Friday, June 5, 2009

Google Wave

Google Wave is convergence. If it makes it into people's hands in time it could likely replace or become the new foundation for most of our current textual communication and collaboration tools. This includes things like email, chat and bulletin boards but also extends to the type of thing Google Docs is trying to do and Etherpad has improved upon. All of these things are good and will likely change the way people work together in a manner that is both dramatic and positive. However, the aspect that seems the most profound and offers the most possibility for a radical paradigm shift is this: computers can participate just like everyone else.

The reason I believe this will radically change both the way we interact with computers and their capabilites centers on the core contribution of Google Wave, namely, convergence. What this offers is a chance for autonomous intelligent agents (i.e. computers) to easily gain access to not only the final product of communcation and collaboration but to the very process itself. Furthermore, rather than cast them in the role of passive observer it places them on equal footing with the people involved in the process.

It turns computers into collaborators.

This provides the potential for agents to gain easy access to all the elements essential to learning: observation, interaction and feedback and opens the door to a revolution in our relationship with machines.

Thursday, October 9, 2008

Preliminaries

Just to get it out of the way, I do believe that technological progress follows an exponential curve and that the near future will produce marvels which radically reshape our lives. What I have issue with is the name. And it's implications.

There will never be a 'Singular' point past which we cannot see. What's seems more likely is that future developments in our own technology will become increasingly difficult to foresee, allowing us to see less far into the future for a given amount of resources spent trying to do so. One response to this is an increasing amount of our time and energy dedicated to doing this very thing with a possible result being that our ability to predict remains constant or even increases.

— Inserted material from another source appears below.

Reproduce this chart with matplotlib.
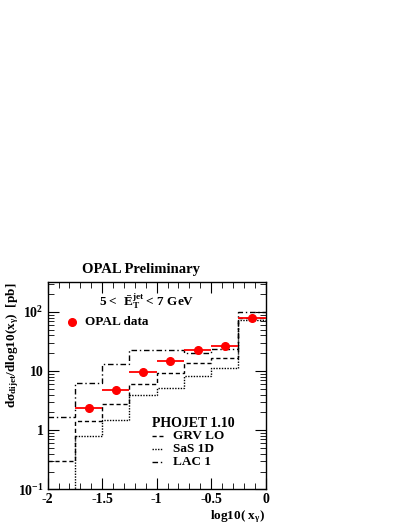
import numpy as np
import matplotlib.pyplot as plt
from matplotlib.ticker import FixedLocator, NullFormatter

plt.rcParams['font.family'] = ['Liberation Serif', 'DejaVu Serif']
plt.rcParams['font.weight'] = 'bold'
plt.rcParams['mathtext.fontset'] = 'custom'
plt.rcParams['mathtext.rm'] = 'Liberation Serif:bold'
plt.rcParams['mathtext.it'] = 'Liberation Serif:bold'
plt.rcParams['mathtext.bf'] = 'Liberation Serif:bold'

# bin edges in log10(x_gamma)
edges = [-2.0, -1.75, -1.5, -1.25, -1.0, -0.75, -0.5, -0.25, 0.0]

# OPAL data (bins from -1.75 to 0)
data_x = [-1.625, -1.375, -1.125, -0.875, -0.625, -0.375, -0.125]
data_y = [2.36, 4.8, 9.5, 14.8, 22.7, 26.5, 80.0]
data_err = [0.2, 0.35, 0.6, 0.9, 1.4, 1.6, 5.0]

# PHOJET 1.10 predictions
grv_lo = [0.30, 1.44, 2.82, 6.1, 9.2, 13.5, 16.6, 78.0]
sas_1d = [0.001, 0.80, 1.5, 3.9, 5.1, 8.1, 11.1, 74.0]
lac_1 = [1.68, 6.2, 13.1, 22.4, 22.4, 20.2, 23.9, 98.0]

fig = plt.figure(figsize=(4.09, 5.29), dpi=100)
ax = fig.add_axes([0.1166, 0.075, 0.533, 0.3914])

ax.stairs(grv_lo, edges, baseline=None, color='black', lw=1.0, linestyle=(0, (3, 2)))
ax.stairs(sas_1d, edges, baseline=None, color='black', lw=1.0, linestyle=(0, (1, 1)))
ax.stairs(lac_1, edges, baseline=None, color='black', lw=1.0, linestyle=(0, (4, 2, 1, 2)))

ax.errorbar(data_x, data_y, xerr=0.125, yerr=data_err, fmt='o', color='red',
            markersize=5.5, elinewidth=1.3, capsize=0, zorder=5)

ax.set_yscale('log')
ax.set_ylim(0.1, 316)
ax.set_xlim(-2, 0)

ax.xaxis.set_major_locator(FixedLocator([-2, -1.5, -1, -0.5, 0]))
ax.xaxis.set_minor_locator(FixedLocator(np.arange(-2, 0.001, 0.1)))
ax.set_xticklabels(['-2', '-1.5', '-1', '-0.5', '0'])
ax.set_yticks([0.1, 1, 10, 100])
ax.set_yticklabels([r'$10^{-1}$', '1', '10', r'$10^{2}$'])
ax.yaxis.set_minor_formatter(NullFormatter())

ax.tick_params(which='both', direction='in', top=True, right=True, labelsize=10)
ax.tick_params(which='major', length=8)
ax.tick_params(which='minor', length=4)
ax.tick_params(axis='x', pad=3)
ax.tick_params(axis='y', pad=3)
for s in ax.spines.values():
    s.set_linewidth(1.0)

fig.text(0.3456, 0.491, 'OPAL Preliminary', ha='center', va='center', fontsize=10.5)
ax.text(0.455, 0.91, r'5 <  $\bar{\rm E}_{\rm T}^{\rm jet}$ < 7 GeV', transform=ax.transAxes,
        ha='center', va='center', fontsize=9.5)
ax.plot([0.11], [0.81], 'o', color='red', markersize=5.5, transform=ax.transAxes)
ax.text(0.17, 0.81, 'OPAL data', transform=ax.transAxes, ha='left', va='center', fontsize=9.5)

ax.text(0.48, 0.318, 'PHOJET 1.10', transform=ax.transAxes, ha='left', va='center', fontsize=10)
leg_items = [('GRV LO', (0, (3, 2)), 0.258), ('SaS 1D', (0, (1, 1)), 0.193),
             ('LAC 1', (0, (4, 2, 1, 2)), 0.13)]
for name, ls, yy in leg_items:
    ax.plot([0.48, 0.53], [yy, yy], color='black', lw=1.0, linestyle=ls, transform=ax.transAxes)
    ax.text(0.573, yy, name, transform=ax.transAxes, ha='left', va='center', fontsize=9.5)

fig.text(0.03, 0.466, r'd$\sigma_{\rm dijet}$/dlog10(x$_{\gamma}$)  [pb]', rotation=90,
         ha='center', va='top', fontsize=9.5)
fig.text(0.649, 0.023, r'log10( x$_{\gamma}$)', ha='right', va='center', fontsize=9.5)

fig.savefig('out.png', dpi=100)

Anyone who's ever spent any time working with exponential functions can tell you: they look the same at any scale. This is actually the feature which makes them some of the most important functions in mathematics. This is not the sort of function which gives rise to 'Singularity' type behavior. In fact, in this regard, it's the very opposite of the type of function which does, namely, those with asymptotic behavior.

The only possible savior for the concept of 'Singularity' is the idea that some sort of scale is imposed naturally by virtue of our humanity or some other facet of our civilization or universe.